_Directive_
Images are not part of the copy; write out the rest of the data exactly as given.

_Supplied information_

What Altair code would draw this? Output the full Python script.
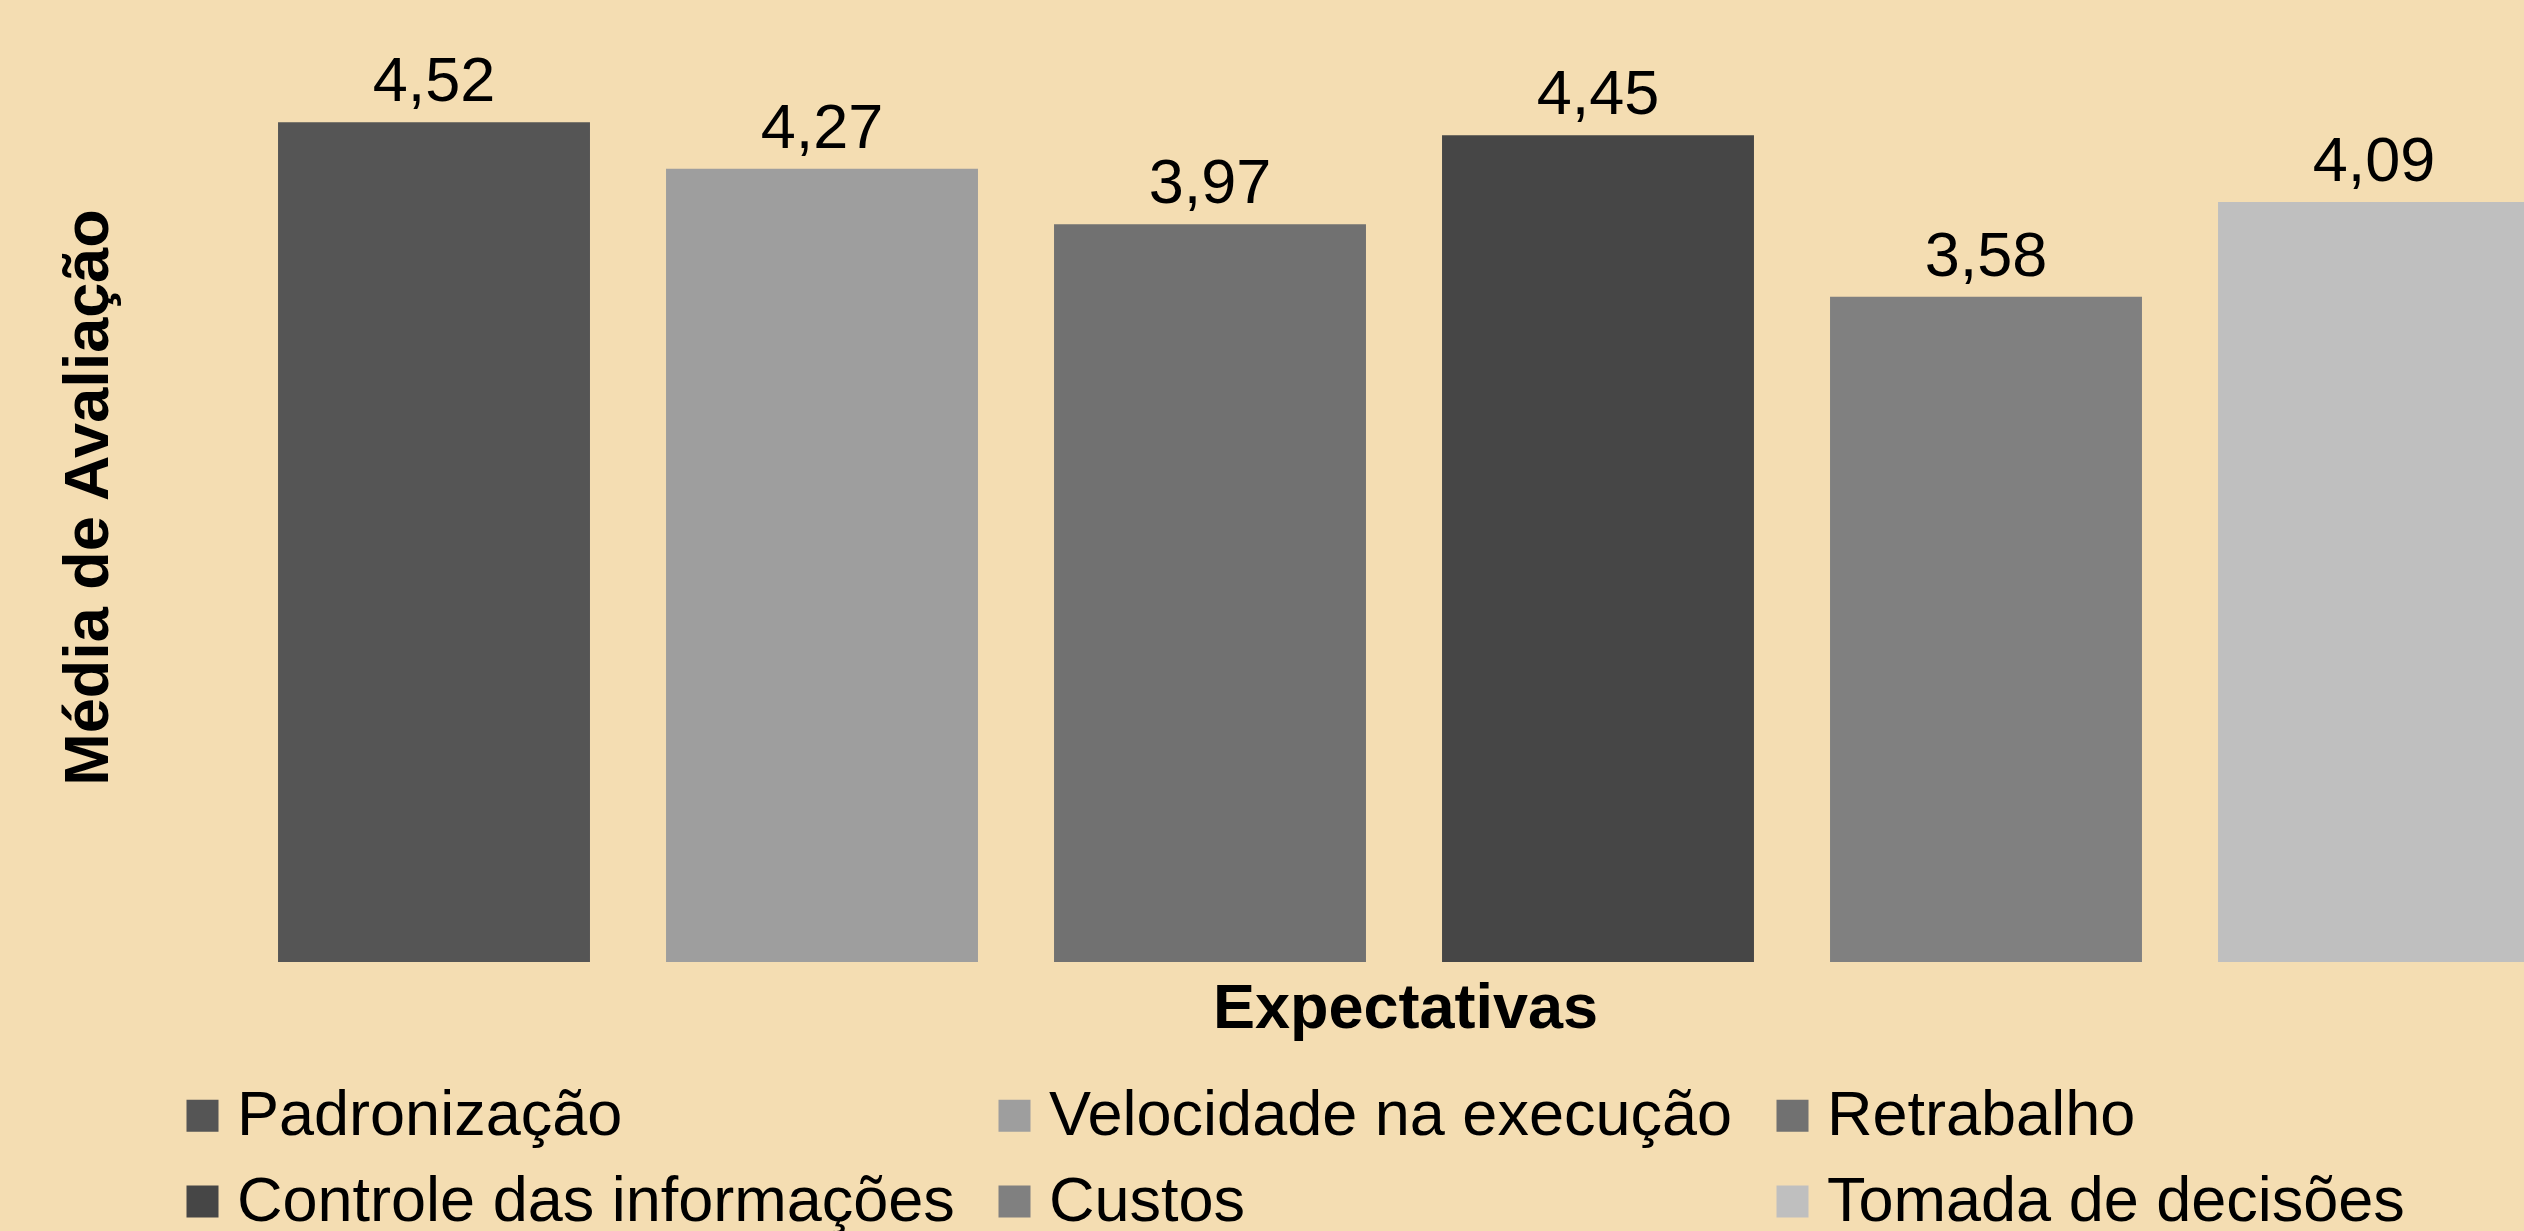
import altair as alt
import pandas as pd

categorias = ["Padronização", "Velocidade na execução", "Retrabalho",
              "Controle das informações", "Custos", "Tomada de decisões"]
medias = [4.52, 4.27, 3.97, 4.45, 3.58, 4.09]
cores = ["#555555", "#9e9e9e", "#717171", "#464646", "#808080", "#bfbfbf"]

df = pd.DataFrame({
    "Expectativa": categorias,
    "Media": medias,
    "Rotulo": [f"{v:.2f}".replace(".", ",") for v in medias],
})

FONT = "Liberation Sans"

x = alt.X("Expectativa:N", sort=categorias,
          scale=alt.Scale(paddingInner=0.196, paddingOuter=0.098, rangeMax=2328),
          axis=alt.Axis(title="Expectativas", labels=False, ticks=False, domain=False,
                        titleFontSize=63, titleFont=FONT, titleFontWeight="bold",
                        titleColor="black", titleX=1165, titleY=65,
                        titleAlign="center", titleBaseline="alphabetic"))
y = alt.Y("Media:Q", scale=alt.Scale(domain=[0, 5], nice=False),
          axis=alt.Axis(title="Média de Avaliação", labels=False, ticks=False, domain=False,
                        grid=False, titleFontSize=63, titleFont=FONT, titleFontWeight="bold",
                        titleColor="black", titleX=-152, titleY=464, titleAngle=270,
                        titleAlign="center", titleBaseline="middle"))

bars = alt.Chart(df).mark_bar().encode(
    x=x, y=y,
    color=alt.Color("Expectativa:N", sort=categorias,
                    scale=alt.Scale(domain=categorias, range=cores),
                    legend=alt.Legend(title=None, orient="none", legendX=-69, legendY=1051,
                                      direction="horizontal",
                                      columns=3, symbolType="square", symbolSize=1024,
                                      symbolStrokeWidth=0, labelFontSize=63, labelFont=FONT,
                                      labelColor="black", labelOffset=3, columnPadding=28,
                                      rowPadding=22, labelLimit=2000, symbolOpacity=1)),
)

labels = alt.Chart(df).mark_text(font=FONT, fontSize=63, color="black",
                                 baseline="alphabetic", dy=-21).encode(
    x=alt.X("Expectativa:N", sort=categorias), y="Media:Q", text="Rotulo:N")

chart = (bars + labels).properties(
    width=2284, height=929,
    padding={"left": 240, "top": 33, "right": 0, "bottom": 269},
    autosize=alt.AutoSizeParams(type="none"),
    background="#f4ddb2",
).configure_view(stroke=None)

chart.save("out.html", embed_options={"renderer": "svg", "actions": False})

_Response to the task_
What Altair code would draw this? Output the full Python script.
import altair as alt
import pandas as pd

categorias = ["Padronização", "Velocidade na execução", "Retrabalho",
              "Controle das informações", "Custos", "Tomada de decisões"]
medias = [4.52, 4.27, 3.97, 4.45, 3.58, 4.09]
cores = ["#555555", "#9e9e9e", "#717171", "#464646", "#808080", "#bfbfbf"]

df = pd.DataFrame({
    "Expectativa": categorias,
    "Media": medias,
    "Rotulo": [f"{v:.2f}".replace(".", ",") for v in medias],
})

FONT = "Liberation Sans"

x = alt.X("Expectativa:N", sort=categorias,
          scale=alt.Scale(paddingInner=0.196, paddingOuter=0.098, rangeMax=2328),
          axis=alt.Axis(title="Expectativas", labels=False, ticks=False, domain=False,
                        titleFontSize=63, titleFont=FONT, titleFontWeight="bold",
                        titleColor="black", titleX=1165, titleY=65,
                        titleAlign="center", titleBaseline="alphabetic"))
y = alt.Y("Media:Q", scale=alt.Scale(domain=[0, 5], nice=False),
          axis=alt.Axis(title="Média de Avaliação", labels=False, ticks=False, domain=False,
                        grid=False, titleFontSize=63, titleFont=FONT, titleFontWeight="bold",
                        titleColor="black", titleX=-152, titleY=464, titleAngle=270,
                        titleAlign="center", titleBaseline="middle"))

bars = alt.Chart(df).mark_bar().encode(
    x=x, y=y,
    color=alt.Color("Expectativa:N", sort=categorias,
                    scale=alt.Scale(domain=categorias, range=cores),
                    legend=alt.Legend(title=None, orient="none", legendX=-69, legendY=1051,
                                      direction="horizontal",
                                      columns=3, symbolType="square", symbolSize=1024,
                                      symbolStrokeWidth=0, labelFontSize=63, labelFont=FONT,
                                      labelColor="black", labelOffset=3, columnPadding=28,
                                      rowPadding=22, labelLimit=2000, symbolOpacity=1)),
)

labels = alt.Chart(df).mark_text(font=FONT, fontSize=63, color="black",
                                 baseline="alphabetic", dy=-21).encode(
    x=alt.X("Expectativa:N", sort=categorias), y="Media:Q", text="Rotulo:N")

chart = (bars + labels).properties(
    width=2284, height=929,
    padding={"left": 240, "top": 33, "right": 0, "bottom": 269},
    autosize=alt.AutoSizeParams(type="none"),
    background="#f4ddb2",
).configure_view(stroke=None)

chart.save("out.html", embed_options={"renderer": "svg", "actions": False})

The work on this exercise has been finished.